→ **DIRECTION**
The lines from the top of the material below through the line containing "Chart.register(...registerables);" are to be printed exactly, with pictures omitted.

→ **COLLECTED MATERIAL**
╭──

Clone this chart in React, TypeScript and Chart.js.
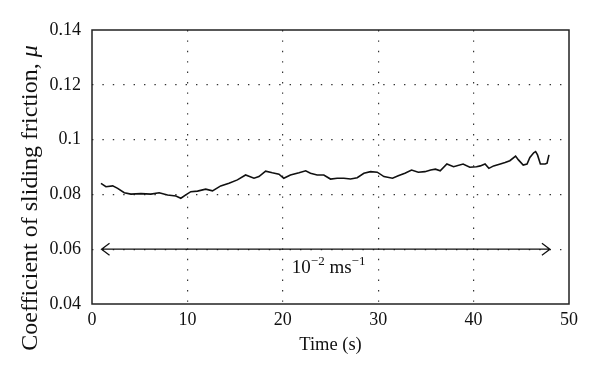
import React, { useEffect, useRef } from "react";
import { Chart, registerables } from "chart.js";

Chart.register(...registerables);

// ---- data ----
const timeS = [
  0.94, 1.46, 2.17, 2.69, 3.38, 4.08, 5.13, 6.17, 7.04, 7.92, 8.79, 9.31, 9.83,
  10.36, 11.06, 11.92, 12.63, 13.49, 14.36, 15.24, 16.1, 16.98, 17.5, 18.2, 18.9,
  19.6, 20.1, 20.8, 21.7, 22.4, 22.9, 23.6, 24.3, 25.0, 25.7, 26.4, 27.1, 27.8,
  28.5, 29.2, 29.9, 30.6, 31.5, 32.1, 32.8, 33.5, 34.2, 34.9, 35.5, 36.0, 36.5,
  37.2, 37.9, 38.9, 39.6, 40.3, 40.7, 41.2, 41.6, 42.1, 42.8, 43.3, 43.8, 44.4,
  44.7, 45.2, 45.6, 45.9, 46.3, 46.5, 46.7, 47.0, 47.5, 47.7, 47.9,
];
const mu = [
  0.084, 0.0828, 0.0831, 0.0822, 0.0806, 0.0801, 0.0803, 0.0801, 0.0806, 0.0798,
  0.0794, 0.0786, 0.0798, 0.081, 0.0812, 0.0819, 0.0813, 0.0831, 0.0841, 0.0853,
  0.0871, 0.0859, 0.0865, 0.0885, 0.0879, 0.0874, 0.0859, 0.0871, 0.0879, 0.0886,
  0.0877, 0.0871, 0.0871, 0.0856, 0.0859, 0.0859, 0.0856, 0.0861, 0.0877, 0.0883,
  0.0881, 0.0865, 0.0859, 0.0868, 0.0877, 0.0889, 0.0881, 0.0883, 0.0889, 0.0892,
  0.0886, 0.0911, 0.0901, 0.0911, 0.0899, 0.0901, 0.0904, 0.0911, 0.0895, 0.0904,
  0.0911, 0.0916, 0.0923, 0.094, 0.0926, 0.0907, 0.0911, 0.0935, 0.0952, 0.0956,
  0.0944, 0.0911, 0.0911, 0.0914, 0.0944,
];
const xRange = [0, 50];
const xStep = 10;
const yRange = [0.04, 0.14];
const yStep = 0.02;
const arrowX = [1, 48];
const arrowY = 0.06;
const speedText = ["10", "\u22122", " ms", "\u22121"];
const speedPos = [24.8, 0.0513];
const xTitle = "Time (s)";
const yTitleMain = "Coefficient of sliding friction, ";
const yTitleSym = "\u03bc";

const FONT = "'Liberation Serif', 'Times New Roman', serif";

const decor = {
  id: "decor",
  afterDatasetsDraw(chart: any) {
    const { ctx, chartArea: a } = chart;
    const xs = chart.scales.x;
    const ys = chart.scales.y;
    ctx.save();
    // frame
    ctx.strokeStyle = "#222";
    ctx.lineWidth = 1.5;
    ctx.strokeRect(a.left, a.top, a.right - a.left, a.bottom - a.top);

    // double arrow
    const x1 = xs.getPixelForValue(arrowX[0]);
    const x2 = xs.getPixelForValue(arrowX[1]);
    const yy = ys.getPixelForValue(arrowY);
    ctx.lineWidth = 1.3;
    ctx.strokeStyle = "#111";
    ctx.beginPath();
    ctx.moveTo(x1, yy);
    ctx.lineTo(x2, yy);
    ctx.moveTo(x1 + 8, yy - 6);
    ctx.lineTo(x1, yy);
    ctx.lineTo(x1 + 8, yy + 6);
    ctx.moveTo(x2 - 8, yy - 6);
    ctx.lineTo(x2, yy);
    ctx.lineTo(x2 - 8, yy + 6);
    ctx.stroke();

    // speed label with superscripts
    ctx.fillStyle = "#111";
    ctx.textBaseline = "alphabetic";
    ctx.textAlign = "left";
    const big = `19px ${FONT}`;
    const small = `13px ${FONT}`;
    const fonts = [big, small, big, small];
    const rises = [0, 8, 0, 8];
    let total = 0;
    const widths = speedText.map((t, i) => {
      ctx.font = fonts[i];
      const w = ctx.measureText(t).width;
      total += w;
      return w;
    });
    let cx = xs.getPixelForValue(speedPos[0]) - total / 2;
    const by = ys.getPixelForValue(speedPos[1]);
    speedText.forEach((t, i) => {
      ctx.font = fonts[i];
      ctx.fillText(t, cx, by - rises[i]);
      cx += widths[i];
    });

    // x title
    ctx.font = `18.5px ${FONT}`;
    ctx.textAlign = "center";
    ctx.textBaseline = "middle";
    ctx.fillText(xTitle, (a.left + a.right) / 2, 345);

    // y title (rotated)
    ctx.translate(31, 198);
    ctx.rotate(-Math.PI / 2);
    ctx.textAlign = "left";
    ctx.font = `24px ${FONT}`;
    const w1 = ctx.measureText(yTitleMain).width;
    ctx.font = `italic 24px ${FONT}`;
    const w2 = ctx.measureText(yTitleSym).width;
    const start = -(w1 + w2) / 2;
    ctx.font = `24px ${FONT}`;
    ctx.fillText(yTitleMain, start, 0);
    ctx.font = `italic 24px ${FONT}`;
    ctx.fillText(yTitleSym, start + w1, 0);
    ctx.restore();
  },
};

export default function App() {
  const ref = useRef<HTMLCanvasElement | null>(null);

  useEffect(() => {
    if (!ref.current) return;
    const gridColor = (c: any) => {
      const n = c.scale.ticks.length;
      return c.index === 0 || c.index === n - 1 ? "rgba(0,0,0,0)" : "#333";
    };
    const chart = new Chart(ref.current, {
      type: "line",
      data: {
        datasets: [
          {
            data: timeS.map((t, i) => ({ x: t, y: mu[i] })),
            borderColor: "#111",
            borderWidth: 1.6,
            pointRadius: 0,
            tension: 0,
            fill: false,
          },
        ],
      },
      options: {
        responsive: false,
        animation: false,
        devicePixelRatio: 1,
        layout: { padding: { top: 30, right: 31, left: 0, bottom: 0 } },
        plugins: { legend: { display: false }, tooltip: { enabled: false } },
        scales: {
          x: {
            type: "linear",
            min: xRange[0],
            max: xRange[1],
            afterFit: (s: any) => {
              s.height = 75;
            },
            ticks: {
              stepSize: xStep,
              padding: 5,
              color: "#111",
              font: { family: FONT, size: 18 },
              maxRotation: 0,
            },
            grid: { color: gridColor, lineWidth: 1.2, drawTicks: false },
            border: { display: false, dash: [1.4, 9] },
          },
          y: {
            type: "linear",
            min: yRange[0],
            max: yRange[1],
            afterFit: (s: any) => {
              s.width = 92;
            },
            ticks: {
              stepSize: yStep,
              padding: 11,
              color: "#111",
              font: { family: FONT, size: 18 },
              callback: (v: any) => String(Number(Number(v).toFixed(2))),
            },
            grid: { color: gridColor, lineWidth: 1.2, drawTicks: false },
            border: { display: false, dash: [1.4, 9] },
          },
        },
      },
      plugins: [decor],
    });
    return () => chart.destroy();
  }, []);

  return (
    <div style={{ position: "absolute", left: 0, top: 0, width: 600, height: 379, background: "#fff" }}>
      <canvas ref={ref} width={600} height={379} />
    </div>
  );
}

╰──

→ **COMPLETE RESPONSE**
Clone this chart in React, TypeScript and Chart.js.
import React, { useEffect, useRef } from "react";
import { Chart, registerables } from "chart.js";

Chart.register(...registerables);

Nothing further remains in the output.